Conspiracy in Death
- Author: J. D. Robb
- Language: English
- Series: in Death
- Genre: Crime
- Publisher: Berkley Books
- Publication date: April 1999
- Publication place: United States
- Media type: Print (hardback & paperback)
- Pages: 372 pp
- ISBN: 0-425-16813-1
- OCLC: 40932065
- LC Class: CPB Box no. 1800 vol. 6
- Preceded by: Holiday in Death
- Followed by: Loyalty in Death

= Conspiracy in Death =

1999 novel by J. D. Robb

Conspiracy in Death (1999) is a novel by American writer J. D. Robb. It is the eighth novel in the In Death series, preceding Loyalty in Death.

==Plot summary==

Lt. Eve Dallas and her assistant, Delia Peabody, are called to a crime scene by Officer Ellen Bowers and Officer Troy Trueheart. A homeless man is killed, and his heart is removed with the skill of a surgeon. Dallas and Peabody both know a serial killer is preying on the city sidewalk sleepers. All of the city's resources, including Eve's billionaire husband Roarke, give her no solid leads, except a free clinic run by a noble and an honest doctor, Dr. Louise Dimatto. Soon though, three are dead, and Eve is running out of time.

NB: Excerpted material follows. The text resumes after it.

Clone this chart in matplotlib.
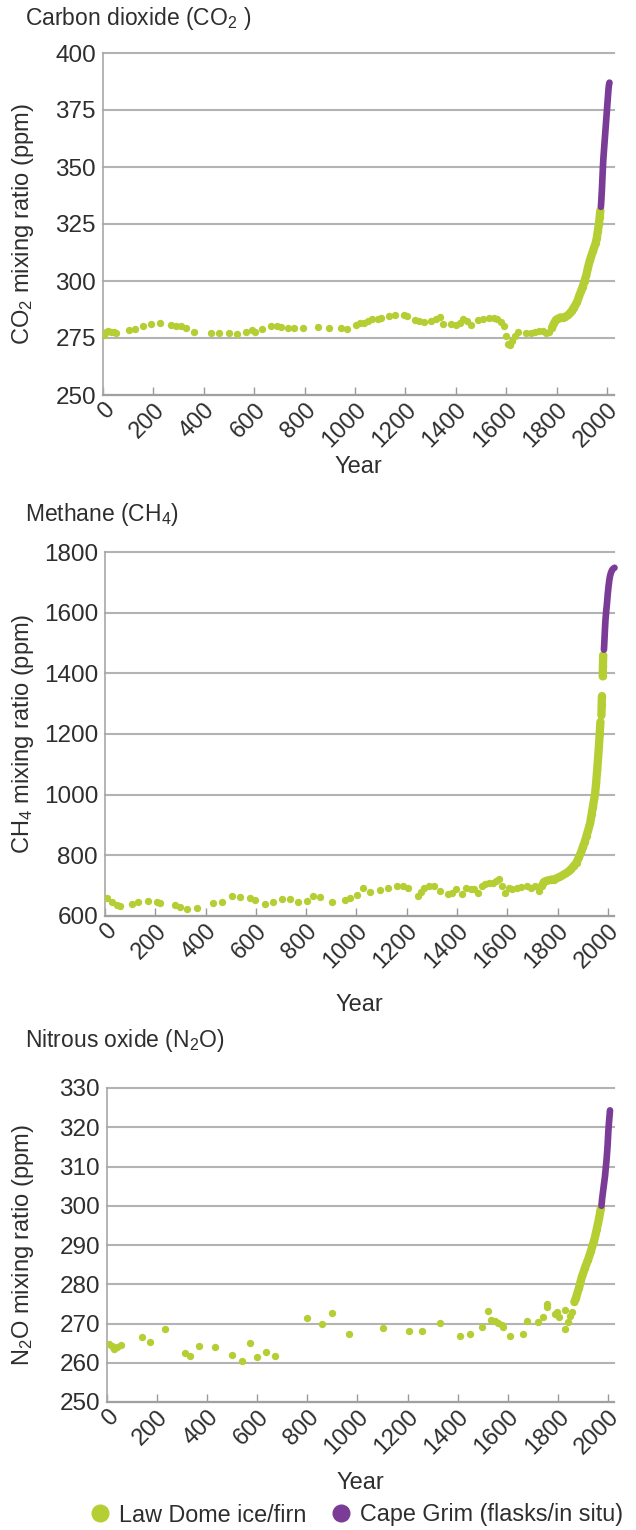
import matplotlib.pyplot as plt
import numpy as np
from matplotlib.lines import Line2D

plt.rcParams['font.family'] = ['Liberation Sans', 'DejaVu Sans']
plt.rcParams['mathtext.fontset'] = 'custom'
plt.rcParams['mathtext.rm'] = 'Liberation Sans'
plt.rcParams['mathtext.default'] = 'regular'

GREEN = '#b5ce34'
PURPLE = '#7b3c97'
GRID = '#b3b3b3'
TXT = '#2e2e2e'

W, H = 636, 1530

# ---- CO2 (ppm) ----
co2_ld_year = [5, 12, 20, 30, 42, 52, 105, 128, 160, 190, 225, 270, 290, 310, 330, 362,
               428, 462, 500, 533, 568, 590, 605, 630, 665, 690, 705, 735, 760, 795, 855,
               895, 945, 968, 1005, 1018, 1035, 1050, 1068, 1090, 1105, 1135, 1160, 1195,
               1205, 1240, 1255, 1275, 1300, 1320, 1337, 1350, 1380, 1400, 1415, 1430, 1445,
               1462, 1490, 1510, 1530, 1550, 1565, 1580, 1592, 1600, 1608, 1615, 1625, 1635,
               1648, 1680, 1700, 1715, 1730, 1745, 1760, 1772,
               1782, 1790, 1798, 1806, 1815, 1825, 1835, 1845, 1852, 1860, 1868, 1875, 1882,
               1890, 1897, 1904, 1911, 1918, 1925, 1932, 1938, 1944, 1950, 1955, 1960, 1964,
               1968, 1971, 1974]
co2_ld_ppm = [276.5, 277.8, 278, 277.6, 277.8, 277.4, 278.3, 279, 280.3, 281, 281.7, 280.5,
              280.3, 280.2, 279.2, 277.7, 277.4, 277.4, 277.1, 276.9, 277.7, 278.3, 277.8,
              279, 280.3, 280.4, 280, 279.4, 279.3, 279.2, 280, 279.5, 279.4, 279, 280.5,
              281.5, 281.5, 282.4, 283.5, 283.3, 283.6, 284.7, 285, 285, 284.6, 283, 282.3,
              282, 282.3, 283.5, 284.3, 281.3, 281.3, 280.7, 281.5, 283.2, 282.5, 280.5, 283,
              283.3, 283.6, 283.8, 283.2, 282, 280.2, 276, 272.5, 272, 273.8, 276, 277.8,
              277, 277.3, 277.8, 278.2, 277.9, 277.3, 277.5,
              279.5, 281.5, 283, 283.5, 284, 283.8, 284.3, 285, 285.8, 286.8, 288.3, 289.5,
              291, 293.5, 295.5, 297.5, 300, 302.5, 306, 309, 311, 313, 315, 316.5, 319, 322,
              325, 328, 331]
co2_cg_year = [1976, 1978, 1980, 1982, 1984, 1986, 1988, 1990, 1992, 1994, 1996, 1998, 2000,
               2002, 2004, 2006, 2008, 2010]
co2_cg_ppm = [332.5, 336, 340, 345, 350, 354, 357, 360, 363, 366, 369, 372, 375, 378, 381,
              384, 386, 387]
co2_ticks = [250, 275, 300, 325, 350, 375, 400]

# ---- CH4 ----
ch4_ld_year = [7, 27, 46, 60, 106, 133, 172, 205, 219, 278, 298, 325, 365, 431, 464, 504,
               537, 576, 596, 636, 669, 703, 736, 769, 802, 828, 855, 901, 954, 974, 1001,
               1027, 1054, 1093, 1126, 1163, 1185, 1203, 1243, 1255, 1267, 1290, 1307, 1332,
               1364, 1380, 1397, 1421, 1437, 1455, 1469, 1485, 1500, 1510, 1525, 1542, 1555,
               1566, 1580, 1590, 1606, 1620, 1639, 1655, 1679, 1695, 1710, 1727,
               1738, 1745, 1755, 1765, 1775, 1785, 1795, 1805, 1815, 1825, 1835, 1845, 1855,
               1865, 1875, 1885, 1893, 1900, 1908, 1915, 1922, 1929, 1935, 1940, 1945, 1949,
               1953, 1957, 1961, 1964, 1967, 1970, np.nan, 1974, 1975, 1976, np.nan, 1979,
               1980, 1981]
ch4_ld_val = [658, 647, 636, 633, 638, 645, 649, 645, 642, 636, 631, 623, 625, 644, 645, 666,
              664, 658, 653, 640, 647, 656, 655, 647, 649, 666, 664, 646, 653, 660, 669, 691,
              680, 686, 691, 699, 700, 693, 666, 680, 693, 700, 699, 682, 671, 676, 688, 671,
              693, 690, 688, 677, 700, 704, 708, 710, 714, 721, 700, 677, 693, 690, 693, 695,
              699, 693, 700, 682,
              700, 712, 716, 718, 720, 720, 724, 728, 732, 737, 742, 748, 756, 766, 776, 795,
              810, 827, 845, 865, 885, 906, 935, 960, 985, 1005, 1040, 1080, 1125, 1160, 1200,
              1240, np.nan, 1262, 1295, 1325, np.nan, 1390, 1425, 1460]
ch4_cg_year = [1984, 1986, 1988, 1990, 1993, 1996, 1999, 2002, 2005, 2008, 2012, 2016, 2021,
               2026]
ch4_cg_val = [1478, 1510, 1545, 1575, 1605, 1630, 1660, 1685, 1705, 1720, 1732, 1740, 1745,
              1748]
ch4_ticks = [600, 800, 1000, 1200, 1400, 1600, 1800]

# ---- N2O ----
n2o_ld_year = [8, 18, 26, 38, 55, 141, 173, 230, 310, 331, 367, 432, 501, 540, 572, 597, 634,
               669, 799, 857, 897, 965, 1103, 1206, 1256, 1329, 1409, 1449, 1496, 1522, 1534,
               1549, 1562, 1575, 1582, 1609, 1662, 1677, 1722, 1742, 1755, 1758, 1790, 1795,
               1806, 1827, 1828, 1840, 1848, 1858,
               1866, 1872, 1878, 1884, 1890, 1896, 1902, 1908, 1914, 1920, 1926, 1932, 1938,
               1944, 1950, 1955, 1960, 1965, 1969, 1972]
n2o_ld_val = [264.7, 264.2, 263.6, 263.9, 264.5, 266.6, 265.4, 268.7, 262.6, 261.7, 264.3,
              264, 262.1, 260.4, 265.1, 261.5, 262.8, 261.7, 271.4, 269.8, 272.6, 267.3,
              268.8, 268.2, 268, 270.2, 266.7, 267.3, 269, 273.3, 271, 270.7, 270.2, 269.5,
              269, 266.7, 267.4, 270.6, 270.5, 271.6, 275, 274.3, 272.5, 273, 271.6, 273.5,
              268.5, 270.5, 272, 273,
              275.5, 276.5, 277.8, 279, 280.5, 282, 283, 284.2, 285.2, 286.2, 287.3, 288.5,
              289.8, 291, 292.5, 294, 295.5, 297, 298.5, 299.5]
n2o_cg_year = [1974, 1977, 1980, 1984, 1988, 1991, 1994, 1997, 1999, 2001, 2003, 2005, 2007,
               2008]
n2o_cg_val = [300, 302, 303.5, 305.5, 307.5, 309.5, 311.5, 314, 316, 318.5, 320.5, 322,
              323.5, 324.3]
n2o_ticks = [250, 260, 270, 280, 290, 300, 310, 320, 330]

years = list(range(0, 2001, 200))

fig = plt.figure(figsize=(W / 100, H / 100), dpi=100)


def panel(px, xmax, ld_year, ld_val, cg_year, cg_val, dense_from, yticks,
          title, title_y, ylabel, year_y):
    l, r, t, b = px
    ax = fig.add_axes([l / W, 1 - b / H, (r - l) / W, (b - t) / H])
    ax.set_xlim(0, xmax)
    ax.set_ylim(yticks[0], yticks[-1])

    ld_year = np.array(ld_year, dtype=float)
    ld_val = np.array(ld_val, dtype=float)
    # sparse ice core samples as dots, the dense recent part as a thick trace
    ax.scatter(ld_year, ld_val, s=28, color=GREEN, lw=0, zorder=3)
    i0 = np.argmax(ld_year >= dense_from)
    ax.plot(ld_year[i0:], ld_val[i0:], color=GREEN, lw=6, solid_capstyle='round', zorder=3)
    ax.plot(cg_year, cg_val, color=PURPLE, lw=4.8, solid_capstyle='round', zorder=4,
            clip_on=False)

    ax.set_xticks(years)
    ax.set_xticklabels([str(y) for y in years], rotation=45, ha='right', va='top',
                       rotation_mode='anchor')
    ax.set_yticks(yticks)
    ax.tick_params(axis='x', direction='in', length=6, width=1, color='#999999',
                   labelsize=17, labelcolor=TXT, pad=3)
    ax.tick_params(axis='y', length=0, pad=5, labelsize=17.5, labelcolor=TXT)

    ax.grid(axis='y', color=GRID, lw=1.5)
    for gl in ax.get_ygridlines():
        gl.set_clip_on(False)
    ax.set_axisbelow(True)
    for s in ('top', 'right'):
        ax.spines[s].set_visible(False)
    ax.spines['left'].set_color('#a8a8a8')
    ax.spines['left'].set_linewidth(1.2)
    ax.spines['bottom'].set_color('#a0a0a0')
    ax.spines['bottom'].set_linewidth(1.6)

    ax.set_xlabel('Year', fontsize=17, color=TXT, va='center')
    ax.xaxis.set_label_coords(0.5, -(year_y - b) / (b - t))
    ax.set_ylabel(ylabel, fontsize=17, color=TXT, va='center')
    ax.yaxis.set_label_coords((23 - l) / (r - l), 0.5)

    fig.text(25 / W, 1 - title_y / H, title, fontsize=16.5, color=TXT, va='center')
    return ax


panel((103, 614, 53, 395), 2028, co2_ld_year, co2_ld_ppm, co2_cg_year, co2_cg_ppm, 1775,
      co2_ticks, 'Carbon dioxide (CO$_2$ )', 19, 'CO$_2$ mixing ratio (ppm)', 467)
panel((105, 614, 552, 916), 2024, ch4_ld_year, ch4_ld_val, ch4_cg_year, ch4_cg_val, 1735,
      ch4_ticks, 'Methane (CH$_4$)', 515, 'CH$_4$ mixing ratio (ppm)', 1005)
panel((107, 614, 1088, 1402), 2024, n2o_ld_year, n2o_ld_val, n2o_cg_year, n2o_cg_val, 1863,
      n2o_ticks, 'Nitrous oxide (N$_2$O)', 1040, 'N$_2$O mixing ratio (ppm)', 1483)

handles = [Line2D([], [], ls='none', marker='o', ms=12, color=GREEN, label='Law Dome ice/firn'),
           Line2D([], [], ls='none', marker='o', ms=12, color=PURPLE,
                  label='Cape Grim (flasks/in situ)')]
fig.legend(handles=handles, loc='center', bbox_to_anchor=(357 / W, 1 - 1515 / H), ncol=2,
           frameon=False, fontsize=16.8, handlelength=0.8, handletextpad=0.4,
           columnspacing=1.1, borderpad=0, borderaxespad=0, labelcolor=TXT)

fig.savefig('out.png', dpi=100)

Unfortunately for Eve, trouble is also coming from within the police force. Officer Ellen Bowers is deranged and obsessed with Eve. She obsessively writes a journal about all the terrible things that she believes Eve has done. One night, going home to her apartment, still obsessing, Bowers is attacked and killed.

The blame is quickly placed on Eve, who is stripped of her badge and goes into a deep depression. Only her husband Roarke can bring her back and help her figure out why four people are dead and what the terrible jealousy was that motivated these murders.